Study Suggests There's Water Beneath the Moon's Surface

Gregory H. Revera, Wikimedia Commons // CC BY-SA 3.0
Gregory H. Revera, Wikimedia Commons // CC BY-SA 3.0 | Gregory H. Revera, Wikimedia Commons // CC BY-SA 3.0

Astronauts may not need to go far to find water outside Earth. As CNN reports, Brown University scientists Ralph E. Milliken and Shuai Li suspect there are significant amounts of water churning within the Moon’s interior.

Their findings, published in the journal Nature Geoscience, lean on the discovery of glass beads encased in the Moon’s volcanic rock deposits. As recently as 100 million years ago, the Earth’s moon was a hotbed of volcanic activity. Evidence of that volatile time can still be found in the ancient ash and volcanic rock that’s scattered across the surface.

Using satellite imagery, the researchers identified tiny water droplets preserved inside glass beads that formed in the volcanic deposits. While water makes up a small fraction of each bead, its presence suggests there’s significantly more of it making up the Moon’s mantle.
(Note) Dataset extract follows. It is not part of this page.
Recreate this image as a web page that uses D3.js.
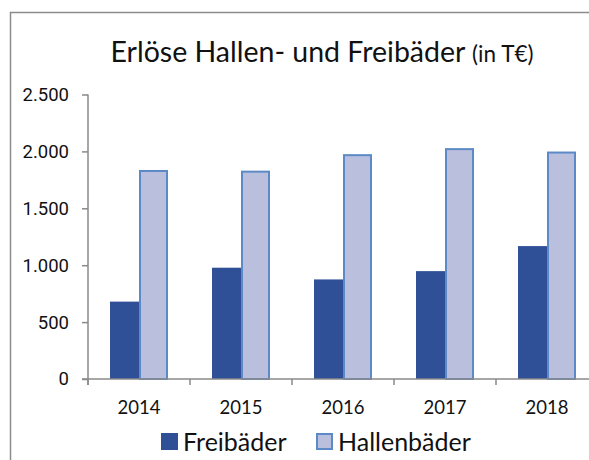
<!DOCTYPE html>
<html>
<head>
<meta charset="utf-8">
<script src="https://cdn.jsdelivr.net/npm/d3@7"></script>
<style>
  body { margin: 0; background: #fff; }
  svg { display: block; }
</style>
</head>
<body>
<div id="chart"></div>
<script>
var years = ["2014", "2015", "2016", "2017", "2018"];
var seriesNames = ["Freibäder", "Hallenbäder"];
var freibaeder = [680, 978, 875, 948, 1168];
var hallenbaeder = [1828, 1822, 1967, 2020, 1990];
var yTicks = [0, 500, 1000, 1500, 2000, 2500];

var width = 589, height = 460;
var colors = { "Freibäder": "#2f5097", "Hallenbäder": "#bbbfde" };
var strokes = { "Freibäder": "none", "Hallenbäder": "#5b8ac6" };

var svg = d3.select("#chart").append("svg")
    .attr("width", width)
    .attr("height", height);

// frame (right/bottom cut off in the original)
svg.append("path")
    .attr("d", "M10.5," + height + "V12.5H" + width)
    .attr("fill", "none")
    .attr("stroke", "#8c8c8c")
    .attr("stroke-width", 1.5);

// title
var title = svg.append("text")
    .attr("x", 322)
    .attr("y", 62)
    .attr("text-anchor", "middle")
    .attr("font-family", "Lato")
    .attr("fill", "#111");
title.append("tspan").attr("font-size", "28.5px").text("Erlöse Hallen- und Freibäder ");
title.append("tspan").attr("font-size", "22.5px").text("(in T€)");

var y = d3.scaleLinear().domain([0, 2500]).range([379, 94.5]);
var x0 = d3.scaleBand().domain(years).range([88, 598]);
var x1 = d3.scaleBand().domain(seriesNames).range([22, 80]);

// y axis
var yAxis = svg.append("g")
    .attr("transform", "translate(88,0)")
    .call(d3.axisLeft(y).tickValues(yTicks).tickSize(6).tickPadding(13)
        .tickFormat(function(d) { return d3.format(",")(d).replace(/,/g, "."); }));
yAxis.select(".domain").attr("stroke", "#8a8a8a").attr("stroke-width", 1.5)
    .attr("d", "M0,94.5V385");
yAxis.selectAll(".tick line").attr("stroke", "#8a8a8a").attr("stroke-width", 1.5);
yAxis.selectAll("text").attr("font-family", "Roboto").attr("font-size", "18.5px").attr("fill", "#111");

// groups of bars
var groups = svg.append("g").selectAll("g")
    .data(years)
    .enter().append("g")
    .attr("transform", function(d) { return "translate(" + x0(d) + ",0)"; });

groups.selectAll("rect")
    .data(function(d, i) {
      return [
        { key: "Freibäder", value: freibaeder[i] },
        { key: "Hallenbäder", value: hallenbaeder[i] }
      ];
    })
    .enter().append("rect")
    .attr("x", function(d) { return x1(d.key) + (d.key == "Hallenbäder" ? 1 : 0); })
    .attr("y", function(d) { return y(d.value); })
    .attr("width", function(d) { return x1.bandwidth() - (d.key == "Hallenbäder" ? 2 : 0); })
    .attr("height", function(d) { return y(0) - y(d.value); })
    .attr("fill", function(d) { return colors[d.key]; })
    .attr("stroke", function(d) { return strokes[d.key]; })
    .attr("stroke-width", 2);

// x axis
var xAxis = svg.append("g")
    .attr("transform", "translate(0,379)");
xAxis.append("line")
    .attr("x1", 82).attr("x2", width)
    .attr("stroke", "#8a8a8a").attr("stroke-width", 1.5);
xAxis.selectAll(".tk")
    .data(years)
    .enter().append("line")
    .attr("x1", function(d) { return x0(d); })
    .attr("x2", function(d) { return x0(d); })
    .attr("y1", 0).attr("y2", 6)
    .attr("stroke", "#8a8a8a").attr("stroke-width", 1.5);
xAxis.selectAll("text")
    .data(years)
    .enter().append("text")
    .attr("x", function(d) { return x0(d) + x0.bandwidth() / 2; })
    .attr("y", 35)
    .attr("text-anchor", "middle")
    .attr("font-family", "Lato")
    .attr("font-size", "18.5px")
    .attr("fill", "#111")
    .text(function(d) { return d; });

// legend
var legendX = [161, 316];
var legend = svg.append("g").selectAll("g")
    .data(seriesNames)
    .enter().append("g")
    .attr("transform", function(d, i) { return "translate(" + legendX[i] + ",433)"; });
legend.append("rect")
    .attr("x", function(d) { return d == "Hallenbäder" ? 1 : 0; })
    .attr("y", function(d) { return d == "Hallenbäder" ? 1 : 0; })
    .attr("width", function(d) { return d == "Hallenbäder" ? 15 : 17; })
    .attr("height", function(d) { return d == "Hallenbäder" ? 15 : 17; })
    .attr("fill", function(d) { return colors[d]; })
    .attr("stroke", function(d) { return strokes[d]; })
    .attr("stroke-width", 2);
legend.append("text")
    .attr("x", 22)
    .attr("y", 18)
    .attr("font-family", "Lato")
    .attr("font-size", "25px")
    .attr("fill", "#111")
    .text(function(d) { return d; });
</script>
</body>
</html>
Milliken and Li aren't the first scientists to notice water in lunar rocks. In 2008, volcanic materials collected from the Moon during the Apollo missions of 1971 and 1972 were revealed to contain the same water-flecked glass beads that the Brown scientists made the basis of their recent study. They took their research further by analyzing images captured across the face of the Moon and quickly saw the Apollo rocks represented a larger trend. "The distribution of these water-rich deposits is the key thing," Milliken said in a press statement. "They're spread across the surface, which tells us that the water found in the Apollo samples isn't a one-off. Lunar pyroclastics seem to be universally water-rich, which suggests the same may be true of the mantle."

The study challenges what we know about the Moon's formation, which scientists think occurred when a planet-sized object slammed into the Earth 4.5 billion years ago. "The growing evidence for water inside the Moon suggests that water did somehow survive, or that it was brought in shortly after the impact by asteroids or comets before the Moon had completely solidified," Li said. "The exact origin of water in the lunar interior is still a big question."

The findings also hold exciting possibilities for the future of space travel. NASA scientists have already considered turning the Moon into a water station for astronauts on their way to Mars. If water on the celestial body is really as abundant as the evidence may suggest, figuring out how to access that resource will definitely be on NASA's agenda.